Source your CSV files and split them
The first step is taking the source CSV files and split them. You must do it only in the case where the number of rows exceeds one million. Remember, that this article is for really big data loads of a minimum of ten million to hundreds of millions of rows. Why are we aiming to split the CSV files? Because it is not feasible to try load on the fly a CSV file which contains more than 50 million rows, here another time, the quote "Divide and conquer" is true, especially because it gives you the option to split and importing the plain text files in parallel from different source servers.
Bash script, shell script and split command
Splitting a file into many fixed files is a relatively simple task through the use of Bash script. This is a powerful scripting language belong to Linux world. In this section, we want to show you practical use of some interesting shell script functionalities which play together with MySQL for solving the problem related to a massive load of data into Databases.
Using the split command is the quicker way of doing it, the next code shows you the structure of the command, and one example:
split -d -l [Number_of_Rows] [FileName] [NewName_Pattern] --additional-suffix=[File Extension]
In this case, we are going to split a file called MyFile.csv into a group of files with the pattern MyFile_ NumberOfFile. It will generate a list of files as MyFile_01.csv, MyFile_02.csv and so on. The next code will show you:
split -d -l 1000000 MyFile.csv MyFile_ --additional-suffix=.csv
Now we have a group of files split into small rows with a length of one million per file. The next stage in this process is to build a generic piece of code inside of a kind of executable file called template file. There, you can supply shell variables and build dynamic logic to consume and process the input small files. More details about it in this link.
Template code for dynamic input
The next code is a sample about the template code which help us to take dynamically the input files and processing data. You should save the code inside a file name load_mysql.tpl
SET FOREIGN_KEY_CHECKS = 0;
SET UNIQUE_CHECKS = 0;
LOAD DATA INFILE '/var/lib/mysql-files/csv/%FILENAME%' IGNORE
INTO TABLE my_target_table
FIELDS TERMINATED BY ','
ENCLOSED BY '"'
LINES TERMINATED BY '\n'
SET UNIQUE_CHECKS = 1;
SET FOREIGN_KEY_CHECKS = 1;
Inside the new bash template file, we have built a dynamic and versatile code where you have two main points. The first is the MySQL code for doing the load data into the target table. Disabling the Foreign Key is a standard recommendation which is especially important to improve the performance during the load.
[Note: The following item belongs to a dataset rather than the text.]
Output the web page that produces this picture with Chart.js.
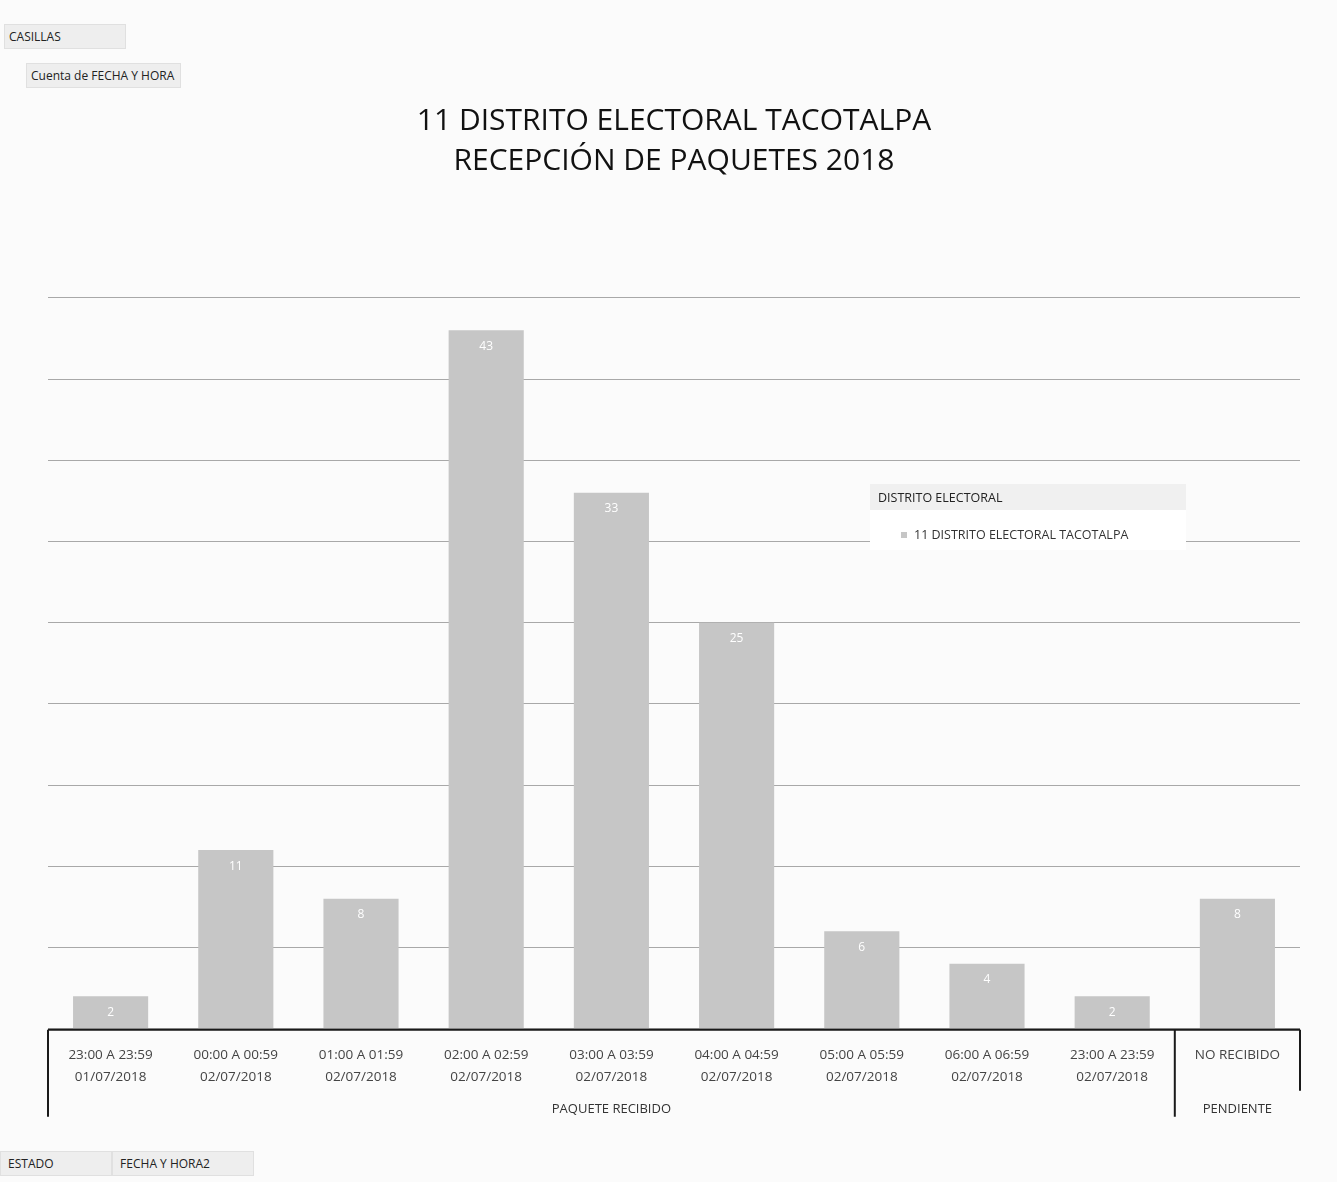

The use of LOAD DATA INFILE has become a good friend of mine in the last months. It’s probably the fastest way to load data from text plain files.
The second point is using dynamic logic to consume all the smaller or split CSV files. This is because you don't want to spend the whole weekend waiting for files to load. Dynamic logic lets you automate the process which you could schedule to be executed through a cron job.
The next Bash statement allows us to get the list of files that previously we generated. This list of files will be used as input for executing a loop which should be submitted to MySQL Server. Here the example used is:
for n in `ls MyFile_*.csv`; do echo $n; sed -e 's/%FILENAME%/'$n'/g' load_mysql.tpl | mysql TargetDB; done
In the first section of the previous bash statement, we initialise the loop from the load of the list MyFiles_*.csv, the next section (do echo $n) print the name of the CSV file which is processing. After that, the sed -e instructions replace the placeholder %FILENAME% with the specific csv filename loaded in every iteration. It means MyFiles_01.csv, MyFiles_02.csv , etc. The final step consists of supplying the devices_mysql.tpl input with the change inside for pointing out the specific csv filename. It is executed inside the target MySQL Database. And there you have it --every iteration executes the load into the target table.
Over the execution duration of this script, I observed an average load time of one minute and fifteen seconds per million of rows inserted. This number can vary in dependency of the hardware of your servers. I wasn’t able to achieve this until adopting a standard strategy which combines some of the best practices. Give it a try -- it avoids the temptation of reinventing the wheel and repeating the Sisyphus myth!